As president of Santa Ana, Calif.-based manufacturer Ajax Boiler, Terry has on two occasions caught employees breaching network security.
While testing a new company software system, she stumbled upon a staff member bringing a rival's proprietary information into Ajax's system.
Terry spent $6,000 fixing that problem, and hundreds more when a senior manager at the 100-employee company hacked into the network of a former employer, with whom he was involved in a lawsuit.
"We found him reading the HR manager's e-mail," Terry said. "He was involved in a lawsuit and was probably looking for information on it. It was unbelievable."
Both staff members would have escaped notice if it weren't for a recent upgrade to Ajax's security software.
The product, made by Vero Beach, Fla.-based SpectorSoft Corp., essentially records everything employees do on their computers, including Web sites they visit, time spent looking at sites, e-mails sent and more.
The greatest risk to company security now comes from within, security analysts say.
In the past, the threat has been mostly from spammers and hackers.
Market to expand
The market for such security systems is predicted to grow from $919 million to $2.8 billion between 2005 and 2010, according to research firm IDC.
As monitoring technology becomes increasingly sophisticated and widespread, some argue that employers should respect their workers' privacy.

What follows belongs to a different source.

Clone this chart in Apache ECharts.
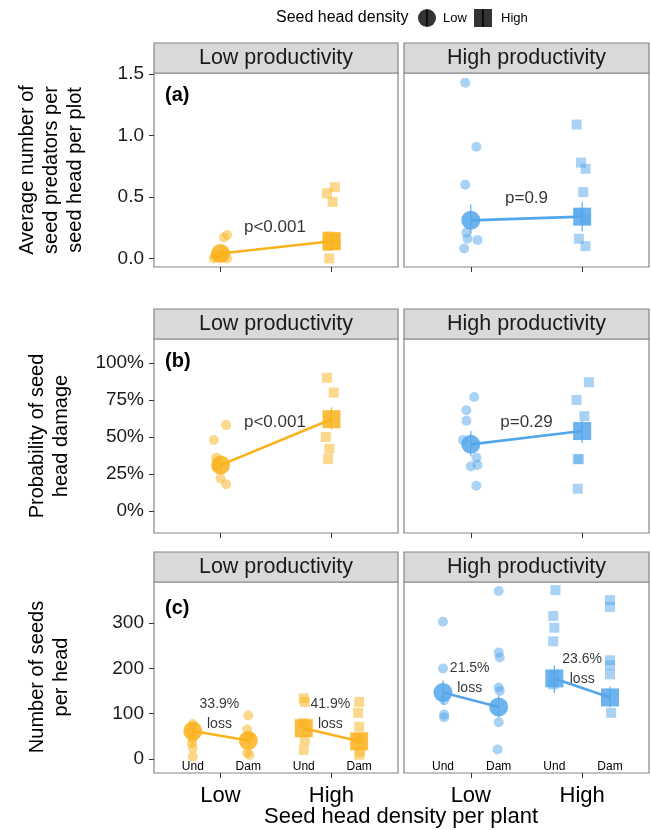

"Businesses have their concerns, and they're legitimate," said Jeremy Gruber, legal director at the Princeton, N.J.-based National Workrights Institute. "But what we need is regulation. We need to see companies balance their concerns with their employees' privacy."
Even well-meaning employees can cause data-security problems.
According to the Privacy Rights Clearinghouse in San Diego, earlier this year the personal information of 302 households - including names, addresses, birthdays and family income ranges - were posted on a public Internet site several times over a five-month period when employees at the U.S. Census Bureau tested new software while working from home.
Breaching other systems
Employees breaching another company's network, as in the case Terry dealt with, also put businesses on the defensive.
"Monitoring is becoming more prevalent now than it has been," said Peter Firstbrook, an analyst with information technology consultant Gartner, adding that the insider threat and compliance issues are driving the growth.
"People sending things to themselves or stealing intellectual property is a real concern."
That's why analysts say that it is important for businesses to keep up with what's new, and pick technology that can monitor, filter and block access to inappropriate Web sites, as well as purge e-mails and instant messaging systems.
"You want to monitor your existing technology, but you need to stay up on what's new - especially if you have a young work force," said Nancy Flynn, executive director of the ePolicy Institute.